As you progress through your retirement years, even with superb self-care, you will notice a loss of muscle mass and strength and a reduced range of motion. Your senses will gradually become less acute and your immune system will function at best in third gear. Maintaining the big three of strength, stamina and flexibility are huge mitigating factors, but they don’t turn back the clock entirely.
A recent nocturnal event will illustrate this new mindset. After a gorgeous nor’easter dumped a pre-Christmas snowfall, my husband and I decided to take a walk after dark. He strapped on a headlamp to illuminate the road in our semi-rural neighborhood. The plow had come through, eliminating the need to negotiate the snow. As we turned the first corner we noticed the road surface became somewhat slippery. The crescent moon beckoned, as well as the end of the road, our walking goal. After a brief discussion, we turned around and went home, proud that we prioritized safety over beauty.

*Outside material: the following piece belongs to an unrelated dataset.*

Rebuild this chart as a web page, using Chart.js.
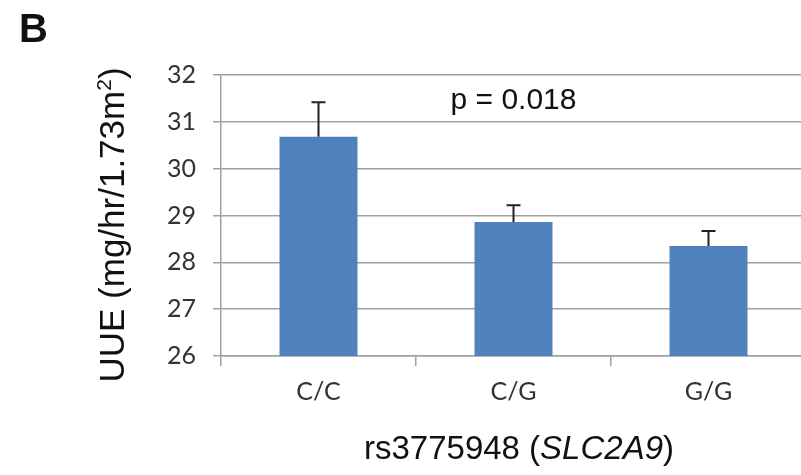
<!DOCTYPE html>
<html>
<head>
<meta charset="utf-8">
<script src="https://cdn.jsdelivr.net/npm/chart.js@4.4.1/dist/chart.umd.min.js"></script>
<style>
  html, body { margin: 0; padding: 0; background: #fff; overflow: hidden; width: 801px; height: 475px; }
  #wrap { position: relative; width: 812px; height: 475px; }
  canvas { position: absolute; left: 0; top: 0; }
  .lbl { position: absolute; line-height: 1; white-space: nowrap; color: #111; font-family: "Liberation Sans", Arial, sans-serif; }
</style>
</head>
<body>
<div id="wrap">
  <canvas id="c" width="812" height="475"></canvas>
  <div class="lbl" style="left:19px; top:8px; font-size:40px; font-weight:bold;">B</div>
  <div class="lbl" style="left:519px; top:431px; font-size:33px; transform:translateX(-50%);">rs3775948 (<i>SLC2A9</i>)</div>
</div>
<script>
const categories = ["C/C", "C/G", "G/G"];
const means = [30.68, 28.86, 28.35];
const sem = [0.74, 0.36, 0.32];
const yTicks = [26, 27, 28, 29, 30, 31, 32];
const pLabel = "p = 0.018";
const pLabelY = 31.45;
const yTitleMain = "UUE (mg/hr/1.73m";
const yTitleSup = "2";
const yTitleEnd = ")";

const extras = {
  id: 'extras',
  afterDatasetsDraw(chart) {
    const ctx = chart.ctx;
    const meta = chart.getDatasetMeta(0);
    const ys = chart.scales.y;
    ctx.save();
    ctx.strokeStyle = '#222';
    ctx.lineWidth = 2;
    meta.data.forEach((bar, i) => {
      const x = bar.x;
      const y0 = ys.getPixelForValue(means[i]);
      const y1 = ys.getPixelForValue(means[i] + sem[i]);
      ctx.beginPath();
      ctx.moveTo(x, y0);
      ctx.lineTo(x, y1);
      ctx.moveTo(x - 7, y1);
      ctx.lineTo(x + 7, y1);
      ctx.stroke();
    });
    // p-value label
    ctx.fillStyle = '#111';
    ctx.font = '30px "Liberation Sans", Arial, sans-serif';
    ctx.textAlign = 'center';
    ctx.textBaseline = 'middle';
    ctx.fillText(pLabel, chart.scales.x.getPixelForValue(1), ys.getPixelForValue(pLabelY));
    ctx.restore();

    // rotated y-axis title with superscript
    ctx.save();
    const fMain = '35px "Liberation Sans", Arial, sans-serif';
    const fSup = '21px "Liberation Sans", Arial, sans-serif';
    ctx.font = fMain;
    const w1 = ctx.measureText(yTitleMain).width;
    const w3 = ctx.measureText(yTitleEnd).width;
    ctx.font = fSup;
    const w2 = ctx.measureText(yTitleSup).width;
    const total = w1 + w2 + w3;
    const cx = 124, cy = 225;
    ctx.translate(cx, cy);
    ctx.rotate(-Math.PI / 2);
    ctx.fillStyle = '#111';
    ctx.textAlign = 'left';
    ctx.textBaseline = 'alphabetic';
    let x = -total / 2;
    ctx.font = fMain;
    ctx.fillText(yTitleMain, x, 0);
    x += w1;
    ctx.font = fSup;
    ctx.fillText(yTitleSup, x, -13);
    x += w2;
    ctx.font = fMain;
    ctx.fillText(yTitleEnd, x, 0);
    ctx.restore();
  }
};

new Chart(document.getElementById('c'), {
  type: 'bar',
  data: {
    labels: categories,
    datasets: [{
      data: means,
      backgroundColor: '#4f81bd',
      borderWidth: 0,
      barPercentage: 0.4,
      categoryPercentage: 1.0
    }]
  },
  options: {
    responsive: false,
    devicePixelRatio: 1,
    animation: false,
    layout: { padding: { left: 0, top: 75, right: 6, bottom: 0 } },
    plugins: { legend: { display: false }, tooltip: { enabled: false } },
    scales: {
      x: {
        offset: true,
        grid: { offset: true, drawOnChartArea: false, drawTicks: true, tickLength: 10, color: '#a0a0a0', lineWidth: 1.5 },
        border: { display: true, color: '#a0a0a0', width: 1.5 },
        ticks: { color: '#333', font: { family: 'Lato, "Open Sans", sans-serif', size: 25 }, padding: 11 },
        afterFit(scale) { scale.height = 119; }
      },
      y: {
        min: 26, max: 32,
        afterBuildTicks(scale) { scale.ticks = yTicks.map(v => ({ value: v })); },
        grid: { color: '#a0a0a0', lineWidth: 1.5, tickLength: 8, drawTicks: true },
        border: { display: true, color: '#a0a0a0', width: 1.5 },
        ticks: { color: '#333', font: { family: 'Lato, "Open Sans", sans-serif', size: 25 }, padding: 17 },
        afterFit(scale) { scale.width = 221; }
      }
    }
  },
  plugins: [extras]
});
</script>
</body>
</html>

The next day we roamed around a nearby Colonial town famous for its architecture and tasteful Christmas decorations. The town was hit by the same nor’easter, but this time the snow and ice were deposited on cobblestone sidewalks. We made the decision to walk in the middle of the street, and were able to complete our tour of the town. As we enjoyed our reward of a spiked cider and Christmas beer, we admitted that we did feel somewhat geriatric, but we were more grateful to have enjoyed a rare, crisp winter day unscathed.